I haven’t asked those questions yet, but I will before he leaves. I’m seeing “Student of the Year” written all over him.
And to this motley crew I’m supposed to teach whatever they need to graduate. Did I tell you that I love my job, it’s just the hours I hate. Oh, and I’m not too crazy about my principal……but whatever.

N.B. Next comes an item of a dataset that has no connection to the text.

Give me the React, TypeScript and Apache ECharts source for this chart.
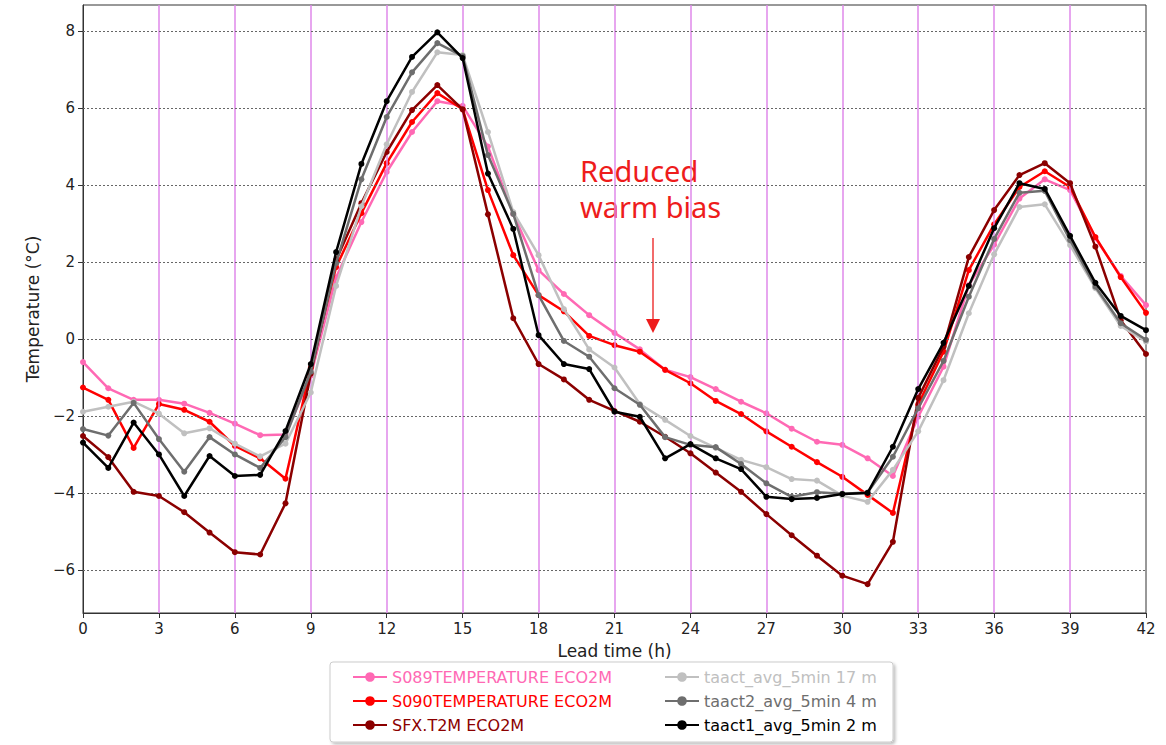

So I challenge the 17-year-old and the 57-year-old to teach each other the times tables, I engage the Mexican Mafia to jointly prepare a mini-lesson on “Rosa Parks and the Fight for Equal Rights,” I separate the Polynesians and test them on the Middle Ages Part II (“and don’t ignore the essay questions this time!”), I tell the Needies they’re allowed to ask a maximum of 2 questions per hour so they better consider them carefully, then I corral the rest of them and do a direct teaching session on plotting the slope of a line in Algebra Bk. 4.
Thankfully, there’s a 10-minute break at the top of every hour, and I only have this particular group of mish-mash for 3 hours. Starting at 1:00 p.m., I get a new bunch and start over. That’s how my day goes unless there’s a stabbing or a fight. Then school gets real interesting!